Moire likely the car is coming from the South Africa factory, they don't make cars in Germany during August. I confirmed this with my dealer cause you got me curious. They have a back order of cars because of the shortage around August. Just fyi.


----------



## tsbrown (Apr 25, 2003)

artbrunson said:


> Moire likely the car is coming from the South Africa factory, they don't make cars in Germany during August. I confirmed this with my dealer cause you got me curious. They have a back order of cars because of the shortage around August. Just fyi.


Not to be snippy, but I don't understand why you and your dealer seem to think you know more about my car than I do. The VIN starts with WBA and the 11th digit is a K, so unless BMW has changed it's VIN coding which has been in place for years/decades, it's a Munich, Germany built car.

Here are a couple of sites that tell you more http://www.bmw-z1.com/VIN/VINdecode-e.cgi and http://www.unofficialbmw.com/images/all_vin_chart.gif

Now, let's end the pointless hijacking of Kurichan's thread before this gets further out of hand. Do enjoy your ZHP...I'm looking forward to getting mine.


----------



## 4Ringer (Aug 23, 2004)

_originally posted by: tsbrown_



> Not to be snippy, but I don't understand why you and your dealer seem to think you know more about my car than I do. The VIN starts with WBA and the 11th digit is a K, so unless BMW has changed it's VIN coding which has been in place for years/decades, it's a Munich, Germany built car.
> 
> Here are a couple of sites that tell you more http://www.bmw-z1.com/VIN/VINdecode-e.cgi and http://www.unofficialbmw.com/images/all_vin_chart.gif
> 
> Now, let's end the pointless hijacking of Kurichan's thread before this gets further out of hand. Do enjoy your ZHP...I'm looking forward to getting mine.





















-4Ringer


----------



## LDV330i (May 24, 2003)

tsbrown said:


> Now, let's end the pointless hijacking of Kurichan's thread before this gets further out of hand. Do enjoy your ZHP...I'm looking forward to getting mine.


 Now, let us all play nice. :angel:

I was also under the impression that the new Model Year production did not get started until Sept which is why last year I was unable to do ED until mid October. This year the production of sedans started on August 1. Check this posting by SARAFIL (dealer in RI).

Now back to the thread subject. My car has now over 6,000 miles and I feel its is beginning to open up. I am really not feeling dip/flat spot but a rush of power above 4,000 RPM's. It feels good.


----------



## Solid (Feb 3, 2003)

I got my ZHP from the first batches last year, and the hesitation from 4-5k rpm's is very apparent. I have a 9/11 DME upgrade date, they said they have to keep my car for 5 days (i get a loaner though wohoo). They knew what I was talking about though, and have to send the DME off somewhere, that's why it takes so long. 

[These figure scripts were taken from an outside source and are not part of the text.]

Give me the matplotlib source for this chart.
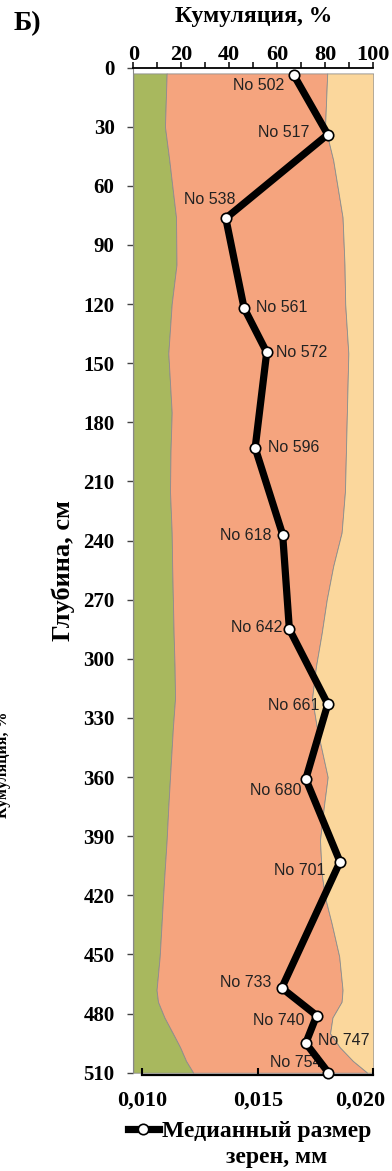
import matplotlib
matplotlib.use("Agg")
import matplotlib.pyplot as plt
from matplotlib.ticker import MultipleLocator, FixedLocator, FixedFormatter
from matplotlib.lines import Line2D
from matplotlib.transforms import ScaledTranslation

# --- samples: depth (cm) and median grain size (mm) ---
sample_ids = ["No 502", "No 517", "No 538", "No 561", "No 572", "No 596", "No 618",
              "No 642", "No 661", "No 680", "No 701", "No 733", "No 740", "No 747", "No 754"]
sample_depth = [4, 34, 76.5, 122, 144.5, 193, 237, 285, 323, 361, 403, 467, 481, 495, 510]
median_mm = [0.01657, 0.01803, 0.01362, 0.01441, 0.01539, 0.01489, 0.01608, 0.01637,
             0.01803, 0.01708, 0.01856, 0.01604, 0.01755, 0.01708, 0.01806]

# --- cumulative grain-size composition along the core (%) ---
profile_depth = [3, 30, 47, 76, 100, 120, 145, 175, 195, 215, 236, 253, 270, 287, 304,
                 320, 335, 360, 375, 392, 409, 421, 434, 451, 468, 474, 482, 490, 497, 504, 510]
clay_cum = [13.9, 13.2, 15.0, 17.8, 18.0, 16.0, 14.6, 16.0, 15.5, 15.3, 16.0, 16.2, 16.5,
            16.8, 17.2, 17.4, 16.5, 15.3, 14.6, 13.9, 13.0, 12.4, 11.8, 11.0, 9.7, 10.3,
            13.0, 16.5, 19.5, 22.0, 25.0]
silt_cum = [80.8, 79.9, 83.3, 87.2, 88.0, 88.3, 89.6, 89.0, 88.6, 88.2, 86.8, 83.3, 80.6,
            78.5, 76.1, 74.5, 76.5, 81.0, 79.4, 77.8, 78.5, 79.9, 82.6, 85.8, 87.2, 86.8,
            83.0, 82.0, 86.0, 91.5, 97.5]
total_cum = [100.0] * len(profile_depth)

depth_ticks = list(range(0, 511, 30))
cum_ticks = [0, 20, 40, 60, 80, 100]
size_ticks = [0.010, 0.015, 0.020]
size_labels = ["0,010", "0,015", "0,020"]

# label offsets from each marker, in pixels (right, down)
label_off = [(-35, 10), (-44, -2), (-16, -19), (38, 0), (35, 0), (39, 0), (-37, 1),
             (-33, -2), (-34, 1), (-30, 11), (-40, 9), (-36, -5), (-38, 5), (38, -3), (-33, -10)]

SERIF = "Liberation Serif"
SANS = "Liberation Sans"
plt.rcParams["font.family"] = SERIF
plt.rcParams["font.weight"] = "bold"
plt.rcParams["axes.labelweight"] = "bold"

W, H = 392, 1171
fig = plt.figure(figsize=(W / 100, H / 100), dpi=100)

x0, x1 = 133.3, 373.3
y0, y1 = 67.5, 1072.7
ax = fig.add_axes([x0 / W, (H - y1) / H, (x1 - x0) / W, (y1 - y0) / H])

# median grain size on its own bottom axis (created first so the top axis stays on top)
ax2 = ax.twiny()

# stacked composition layers
edge = "#8c8c8c"
ax.fill_betweenx(profile_depth, 0, clay_cum, facecolor="#a8b85e", edgecolor=edge, lw=0.6, zorder=1)
ax.fill_betweenx(profile_depth, clay_cum, silt_cum, facecolor="#f5a47e", edgecolor=edge, lw=0.6, zorder=1)
ax.fill_betweenx(profile_depth, silt_cum, total_cum, facecolor="#fbd79c", edgecolor=edge, lw=0.6, zorder=1)

ax.set_xlim(0, 100)
ax.set_ylim(510, 0)
ax.xaxis.set_ticks_position("top")
ax.xaxis.set_label_position("top")
ax.tick_params(axis="x", which="both", top=True, labeltop=True, bottom=False, labelbottom=False)
ax.xaxis.set_major_locator(FixedLocator(cum_ticks))
ax.xaxis.set_minor_locator(MultipleLocator(10))
ax.tick_params(axis="x", which="both", direction="out", length=4, width=1.1, color="black", pad=-2.5)
ax.tick_params(axis="x", which="major", labelsize=16)
ax.set_yticks(depth_ticks)
ax.tick_params(axis="y", direction="out", length=4.5, width=1.0, color="#444444", pad=9, labelsize=15)

for side in ("right", "bottom"):
    ax.spines[side].set_visible(False)
ax.spines["top"].set_linewidth(1.3)
ax.spines["left"].set_color("#888888")
ax.spines["left"].set_linewidth(0.8)

ax.set_xlabel("Кумуляция, %", fontsize=17, fontweight="bold", labelpad=17)
ax.set_ylabel("Глубина, см", fontsize=19, fontweight="bold", labelpad=6)

ax2.set_xlim(0.00962, 0.020)
ax2.set_ylim(510, 0)
ax2.xaxis.set_ticks_position("bottom")
ax2.xaxis.set_label_position("bottom")
ax2.tick_params(axis="x", which="both", top=False, labeltop=False, bottom=True, labelbottom=True)
ax2.xaxis.set_major_locator(FixedLocator(size_ticks))
ax2.xaxis.set_major_formatter(FixedFormatter(size_labels))
ax2.xaxis.set_minor_locator(FixedLocator([]))
ax2.tick_params(axis="x", direction="in", length=5, width=1.5, pad=11, labelsize=16)
for side in ("top", "left", "right"):
    ax2.spines[side].set_visible(False)
ax2.spines["bottom"].set_bounds(0.010, 0.020)
ax2.spines["bottom"].set_position(("outward", 2))
ax2.spines["bottom"].set_linewidth(1.6)
ax2.patch.set_visible(False)

ax2.plot(median_mm, sample_depth, color="black", lw=5.2, solid_joinstyle="miter",
         zorder=3, clip_on=False)
ax2.plot(median_mm, sample_depth, ls="none", marker="o", ms=7.5, mfc="white", mec="black",
         mew=1.2, zorder=4, clip_on=False)

for name, xv, yv, (dx, dy) in zip(sample_ids, median_mm, sample_depth, label_off):
    ax2.annotate(name, (xv, yv), xytext=(dx * 0.72, -dy * 0.72), textcoords="offset points",
                 ha="center", va="center", fontsize=11.5, fontfamily=SANS,
                 fontweight="normal", color="#222222", zorder=2, annotation_clip=False)

# legend for the line series
handle = Line2D([], [], color="black", lw=5.2, marker="o", ms=7.5, mfc="white",
                mec="black", mew=1.2)
leg = fig.legend([handle], ["Медианный размер"], loc="center left",
                 bbox_to_anchor=(128 / W, 1 - 1131 / H), frameon=False, borderpad=0,
                 borderaxespad=0, handlelength=1.3, handletextpad=0.15,
                 prop={"family": SERIF, "weight": "bold", "size": 17})
fig.text(277 / W, 1 - 1157 / H, "зерен, мм", ha="center", va="center", fontsize=17)

# panel letter and the side caption of the adjoining panel
fig.text(14 / W, 1 - 24 / H, "Б)", ha="left", va="center", fontsize=20)
fig.text(3 / W, 1 - 765 / H, "Кумуляция, %", rotation=90, ha="center", va="center",
         fontsize=11.5)

# make sure every tick label is bold serif; keep the last size label inside the figure
fig.canvas.draw()
for lab in (ax.get_xticklabels() + ax.get_yticklabels() + ax2.get_xticklabels()):
    lab.set_fontfamily(SERIF)
    lab.set_fontweight("bold")
last = ax2.get_xticklabels()[-1]
last.set_horizontalalignment("right")
last.set_transform(last.get_transform() + ScaledTranslation(12 / 100, 0, fig.dpi_scale_trans))

fig.savefig("out.png", dpi=100)
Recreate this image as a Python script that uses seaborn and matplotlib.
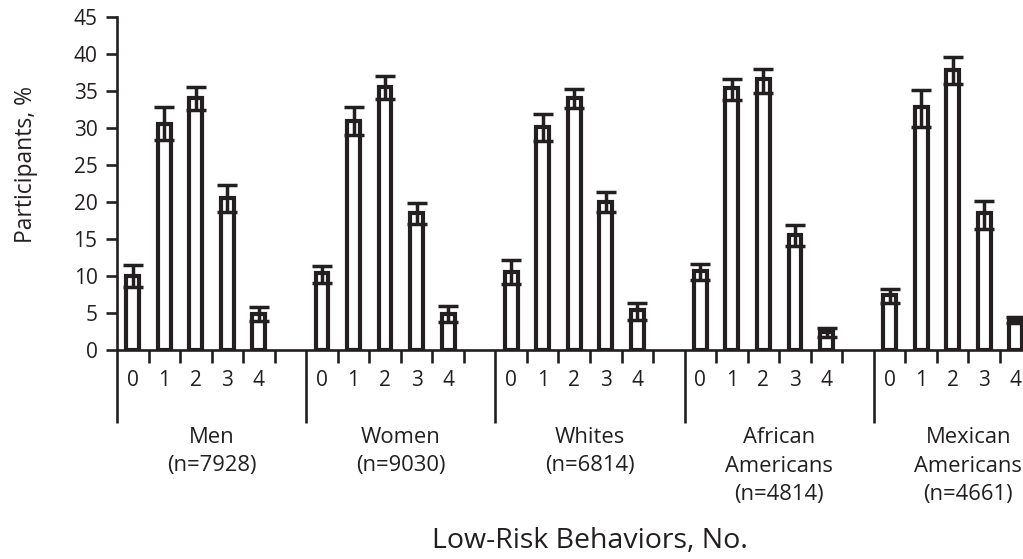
import numpy as np
import pandas as pd
import matplotlib
matplotlib.use("Agg")
import matplotlib.pyplot as plt
import seaborn as sns

# Values
groups = ["Men", "Women", "Whites", "African\nAmericans", "Mexican\nAmericans"]
group_n = ["(n=7928)", "(n=9030)", "(n=6814)", "(n=4814)", "(n=4661)"]
behaviors = ["0", "1", "2", "3", "4"]

pct = [
    [10.0, 30.6, 34.1, 20.5, 4.9],   # Men
    [10.4, 30.9, 35.5, 18.5, 4.9],   # Women
    [10.6, 30.2, 34.1, 20.0, 5.4],   # Whites
    [10.7, 35.4, 36.6, 15.5, 2.5],   # African Americans
    [7.4, 32.8, 37.8, 18.5, 4.0],    # Mexican Americans
]
ci_low = [
    [8.5, 28.4, 32.4, 18.7, 3.9],
    [9.0, 29.0, 33.9, 17.0, 3.8],
    [8.9, 28.2, 32.7, 18.6, 4.1],
    [9.5, 33.8, 34.7, 14.0, 1.7],
    [6.3, 30.2, 35.9, 16.3, 3.6],
]
ci_high = [
    [11.5, 32.8, 35.6, 22.3, 5.8],
    [11.4, 32.8, 37.0, 19.9, 5.9],
    [12.2, 31.9, 35.3, 21.3, 6.4],
    [11.6, 36.6, 38.0, 16.9, 3.0],
    [8.3, 35.1, 39.6, 20.2, 4.5],
]

ink = "#231f20"
slots = len(behaviors) + 1  # one empty slot after each group

rows = []
for gi, g in enumerate(groups):
    for bi, b in enumerate(behaviors):
        rows.append({
            "group": g,
            "behavior": b,
            "pos": gi * slots + bi + 0.5,
            "pct": pct[gi][bi],
            "lo": ci_low[gi][bi],
            "hi": ci_high[gi][bi],
        })
df = pd.DataFrame(rows)

sns.set_style("ticks")
plt.rcParams["font.family"] = ["Open Sans", "DejaVu Sans"]
plt.rcParams["text.color"] = ink
plt.rcParams["axes.edgecolor"] = ink
plt.rcParams["xtick.color"] = ink
plt.rcParams["ytick.color"] = ink

fig = plt.figure(figsize=(10.23, 5.59), dpi=100)
ax = fig.add_axes([117 / 1023, 209 / 559, 946 / 1023, 333 / 559])

sns.barplot(data=df, x="pos", y="pct", native_scale=True, width=0.41,
            color="white", edgecolor=ink, linewidth=3.0, errorbar=None,
            saturation=1, ax=ax, zorder=2)
ax.errorbar(df["pos"], df["pct"], yerr=[df["pct"] - df["lo"], df["hi"] - df["pct"]],
            fmt="none", ecolor=ink, elinewidth=2.5, capsize=7.5, capthick=2.5, zorder=3)

n_groups = len(groups)
ax.set_xlim(0, n_groups * slots)
ax.set_ylim(0, 45)
ax.set_yticks(np.arange(0, 46, 5))
ax.tick_params(axis="y", labelsize=15, length=8, width=1.9, pad=6)

major = [gi * slots for gi in range(n_groups + 1)]
minor = [gi * slots + k for gi in range(n_groups) for k in range(1, slots)]
ax.set_xticks(major)
ax.set_xticks(minor, minor=True)
ax.set_xticklabels([])
ax.tick_params(axis="x", which="major", length=52.5, width=1.9)
ax.tick_params(axis="x", which="minor", length=9.5, width=1.9)
ax.set_xlabel("")
ax.set_ylabel("")

for side in ["top", "right"]:
    ax.spines[side].set_visible(False)
for side in ["left", "bottom"]:
    ax.spines[side].set_linewidth(1.9)

trans = ax.get_xaxis_transform()
px = 1 / 333  # one pixel in axes-fraction units (vertical)
for gi in range(n_groups):
    for bi, b in enumerate(behaviors):
        ax.text(gi * slots + bi + 0.5, -30 * px, b, transform=trans,
                ha="center", va="center", fontsize=15, clip_on=False)
    lines = groups[gi].split("\n") + [group_n[gi]]
    center = gi * slots + slots / 2
    for li, line in enumerate(lines):
        ax.text(center, -(93 + 28.5 * li) * px, line, transform=trans,
                ha="center", va="baseline", fontsize=15.8)

ax.text(0.5, -198 * px, "Low-Risk Behaviors, No.", transform=ax.transAxes,
        ha="center", va="baseline", fontsize=20.5)
ax.text((31.5 - 117) / 946, 0.556, "Participants, %", transform=ax.transAxes,
        rotation=90, rotation_mode="anchor", ha="center", va="baseline",
        fontsize=16.5)

fig.savefig("out.png", dpi=100)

I'll keep you guys posted if it helps my stalling issue and the 4-5k rpm hesistations i've been experiencing.


----------



## woody underwood (Feb 9, 2004)

Your window sticker lists the manufacturing plant (Which everybody should have even if it was ED) and the door plate lists country of manufacture. Duh.


----------



## RSPDiver (Jul 14, 2004)

I did/am notice(ing) a slight tapering off around 4k. I'm happy with this, since it helps me shift before 4.5k for the break-in period. Well, now that I'm nearing break in, I'm gradually increasing intensity (like the manual says, right?  ) and find that it comes back right nice after 4.5k. Yay!


----------



## tsbrown (Apr 25, 2003)

LDV330i said:


> Now, let us all play nice. :angel:


Alright, perhaps in hindsight I was a bit harsh. Sooo.... I will play nice with other bimmerfesters. I will play nice with other bimmerfesters. I will play nice with other bimmerfesters. I will play nice with other bimmerfesters. I will play nice.....
Sorry Art.

Back on topic...

I've never noticed any flat spot in the upper revs on our X5 3.0i. Granted it doesn't have the hot cams of the ZHP, but it is the same basic engine. Maybe it's carrying too much extra weight to make it noticeable.

As I thought about this more, whenever I've seen tuners get more HP out of an engine by adding reprofiled cams, free-flow exhaust, DME change etc., isn't it typically in the upper revs because it's easier to get it there (where more air/fuel flows through)? And if this happens at/above the variable intake transition wouldn't it be that much more apparent unless it was tuned out?


----------